Since new investment guidelines in 2017, the maximum investment limit for international exposure is 50% but with currency hedging it can exceed that level.
Jónsson says that not everything will be solved by international exposure as liabilities remain in Icelandic króna. “We have to have inflows from international investors into Iceland as well in order to mitigate the large size of the system. We cannot solely rely on boosting international investments since our liabilities remain in ISK,” he says. This remains an option while current foreign currency reserves are at historically high levels and the economy is ticking along, but there might come a time when this is not the case. “What if foreign currency is not so readily available?” he says.
Jónsson has looked at both occupational and public sector funds as well as private pensions. Total assets at the end of 2018 was over ISK4.44trn (€32.3bn) with a growth rate of 6% for the next four years and positive inflows until 2033. In order to better forecast he used assets, premiums and pension pay-outs according to pension fund annual reports at the end of 2018. He used Statistics Iceland’s population forecast to 2067 to predict pension premiums and pay-outs. Assumptions on GDP and real wages in the first three years are from the central bank but after that 1% GDP growth and unchanged real wages is assumed. A 3.5% real return on assets is also assumed. Jónsson says that while the returns may seem high it is industry standard and in line with actuarial assumptions.
Jónsson says the size of the pension sector creates pressure on the economy and solutions will not be easy. “Having a pension system that is three or four times the size of GDP would be an issue even for larger economies.
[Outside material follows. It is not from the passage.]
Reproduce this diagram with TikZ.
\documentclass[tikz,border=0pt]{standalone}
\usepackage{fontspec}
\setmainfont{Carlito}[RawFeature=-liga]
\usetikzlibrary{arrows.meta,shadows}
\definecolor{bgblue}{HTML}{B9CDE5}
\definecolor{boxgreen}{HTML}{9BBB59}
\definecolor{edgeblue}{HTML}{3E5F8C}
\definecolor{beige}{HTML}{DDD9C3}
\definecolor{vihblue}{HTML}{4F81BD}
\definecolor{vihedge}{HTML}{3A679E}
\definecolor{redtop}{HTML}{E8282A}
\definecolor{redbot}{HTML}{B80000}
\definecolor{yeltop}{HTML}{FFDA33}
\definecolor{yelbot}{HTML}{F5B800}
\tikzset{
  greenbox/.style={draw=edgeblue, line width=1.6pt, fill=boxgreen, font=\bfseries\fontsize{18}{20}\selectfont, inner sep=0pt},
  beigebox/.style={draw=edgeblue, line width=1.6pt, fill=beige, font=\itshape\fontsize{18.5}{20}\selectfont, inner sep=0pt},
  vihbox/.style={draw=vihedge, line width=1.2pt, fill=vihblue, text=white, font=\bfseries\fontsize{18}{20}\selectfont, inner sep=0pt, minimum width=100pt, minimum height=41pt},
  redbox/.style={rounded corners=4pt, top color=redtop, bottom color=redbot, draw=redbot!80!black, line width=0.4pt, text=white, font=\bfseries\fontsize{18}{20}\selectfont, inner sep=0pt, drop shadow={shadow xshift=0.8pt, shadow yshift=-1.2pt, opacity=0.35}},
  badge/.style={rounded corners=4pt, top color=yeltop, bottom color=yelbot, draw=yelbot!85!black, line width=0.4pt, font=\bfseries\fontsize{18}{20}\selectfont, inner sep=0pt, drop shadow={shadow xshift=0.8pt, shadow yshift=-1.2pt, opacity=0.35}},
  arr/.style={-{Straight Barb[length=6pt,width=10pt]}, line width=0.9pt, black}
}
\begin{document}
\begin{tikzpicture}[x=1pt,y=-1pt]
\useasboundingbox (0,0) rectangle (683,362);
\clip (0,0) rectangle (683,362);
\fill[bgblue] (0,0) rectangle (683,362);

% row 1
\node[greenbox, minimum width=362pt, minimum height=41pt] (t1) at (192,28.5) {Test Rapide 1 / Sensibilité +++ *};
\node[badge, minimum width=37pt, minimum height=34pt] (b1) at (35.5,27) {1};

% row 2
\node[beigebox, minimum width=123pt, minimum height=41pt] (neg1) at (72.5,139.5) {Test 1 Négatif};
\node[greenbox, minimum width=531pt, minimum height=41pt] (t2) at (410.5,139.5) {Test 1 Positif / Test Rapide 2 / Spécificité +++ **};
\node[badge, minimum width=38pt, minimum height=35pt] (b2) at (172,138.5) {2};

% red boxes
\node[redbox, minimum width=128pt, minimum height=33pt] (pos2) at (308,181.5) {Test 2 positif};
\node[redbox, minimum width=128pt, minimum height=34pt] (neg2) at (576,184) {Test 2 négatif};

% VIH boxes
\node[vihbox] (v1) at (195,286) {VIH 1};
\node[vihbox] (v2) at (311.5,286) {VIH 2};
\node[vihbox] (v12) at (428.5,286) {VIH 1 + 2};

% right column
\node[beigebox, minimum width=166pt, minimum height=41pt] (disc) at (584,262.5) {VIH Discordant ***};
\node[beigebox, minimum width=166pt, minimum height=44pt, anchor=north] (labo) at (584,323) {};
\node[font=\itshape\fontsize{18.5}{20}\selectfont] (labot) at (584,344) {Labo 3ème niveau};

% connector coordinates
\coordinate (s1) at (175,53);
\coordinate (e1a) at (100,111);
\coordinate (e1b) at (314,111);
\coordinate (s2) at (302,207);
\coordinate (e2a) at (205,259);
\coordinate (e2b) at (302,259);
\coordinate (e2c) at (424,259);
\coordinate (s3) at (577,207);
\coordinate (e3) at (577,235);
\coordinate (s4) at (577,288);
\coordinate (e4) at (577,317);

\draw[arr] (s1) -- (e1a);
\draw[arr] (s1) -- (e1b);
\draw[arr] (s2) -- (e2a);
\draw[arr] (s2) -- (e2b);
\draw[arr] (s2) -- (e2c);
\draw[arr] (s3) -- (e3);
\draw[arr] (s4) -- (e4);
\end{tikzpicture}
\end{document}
We do not have any simple solutions to this. There has been talk of cutting the payments into the system or improving the links between pensions and the social security system,” he says.
One solution that has been suggested is infrastructure investments. The country is currently revising its private-public partnership legislation in order to facilitate financing and attract capital (see separate article).
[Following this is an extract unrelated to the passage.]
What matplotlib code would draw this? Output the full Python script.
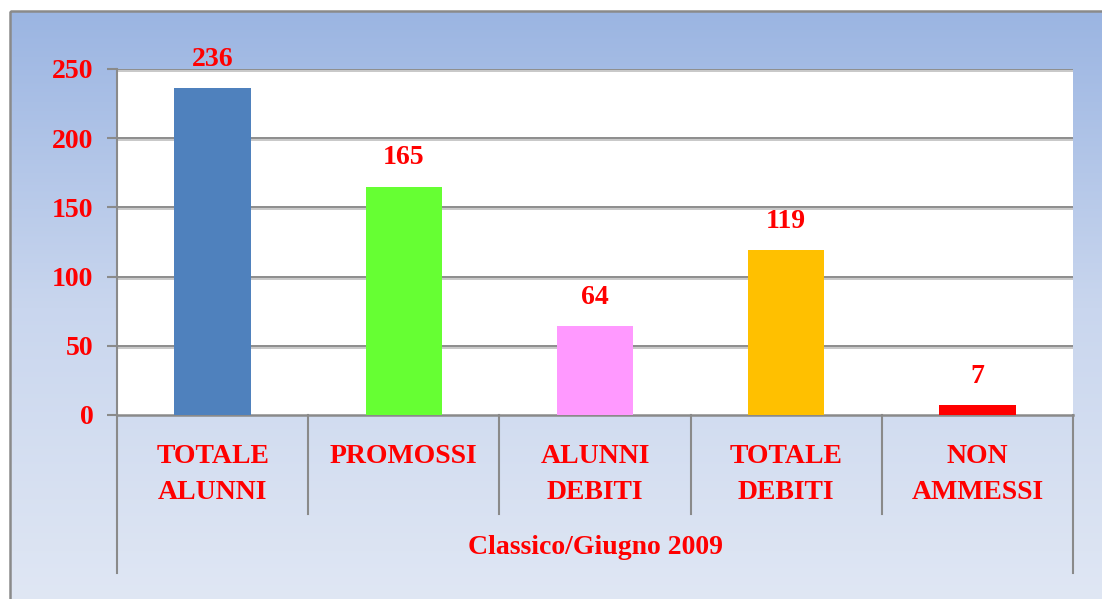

“If infrastructure projects are well-set up it could attract both international and domestic capital from institutional investors and in the long run boost GDP, creating a virtuous cycle,” Jónsson says.
Iceland is preparing for reforms of its pension regulations. One issue has been the lingering consequences of the 2008 global financial crisis and the resulting capital controls. These controls were removed in 2016 and new investment guidelines introduced the year after.
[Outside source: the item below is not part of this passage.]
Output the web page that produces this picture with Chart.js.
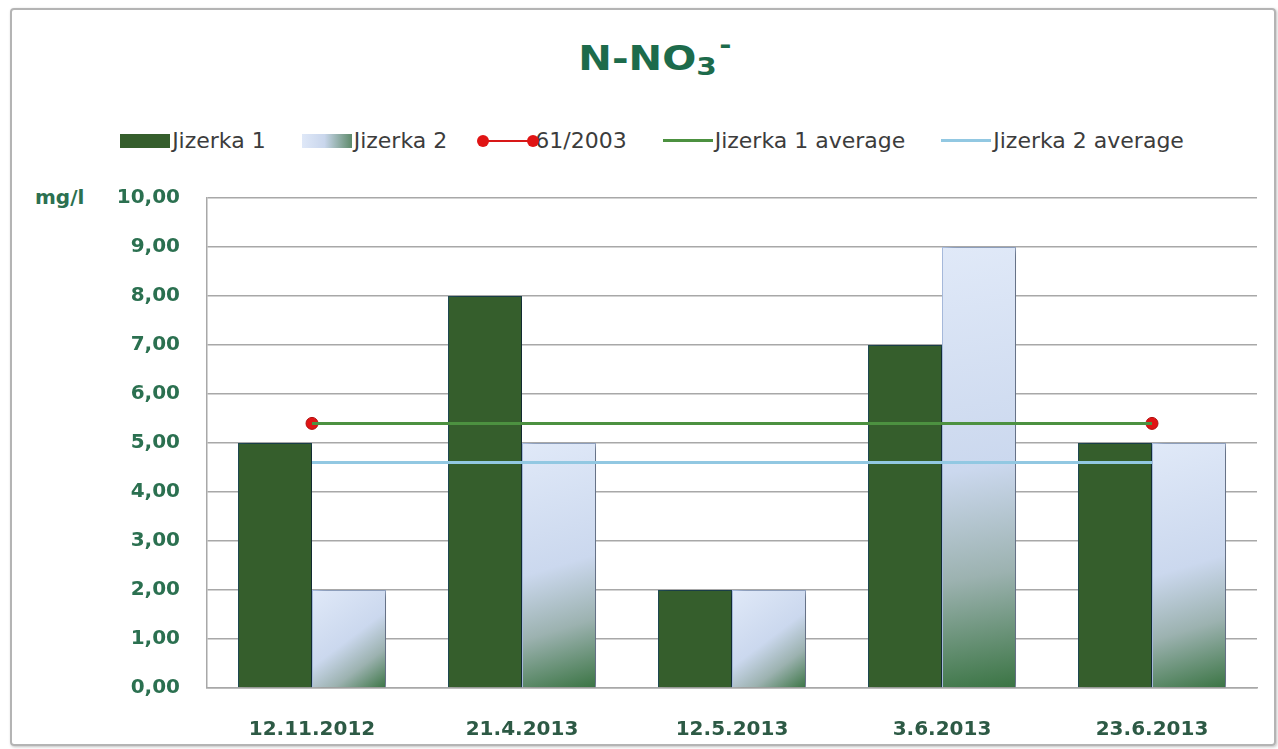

The controls forced pension funds to only invest domestically which resulted in pension funds owning a large proportion of all listed stocks and bonds. This has led to questions about share prices and the liquidity of the bond market as well as concerns over competition and how pension funds can act as effective active owners. Other issues highlighted are management relationships as well as the homogeneity of the investment groups. The review wants to ensure the functioning of markets and boost confidence of international investors.
A report was published earlier this year on the role of pension funds in the Icelandic economy. The report, commissioned by the prime minister, recognises the risk associated with the size of the Icelandic pension funds and proposes lowering the perceived risk of the pension funds as corporate owners.
Its recommendations also favour raising target allocations internationally to increase asset diversification. In addition, pension funds would be obliged to publish ownership and voting reports annually.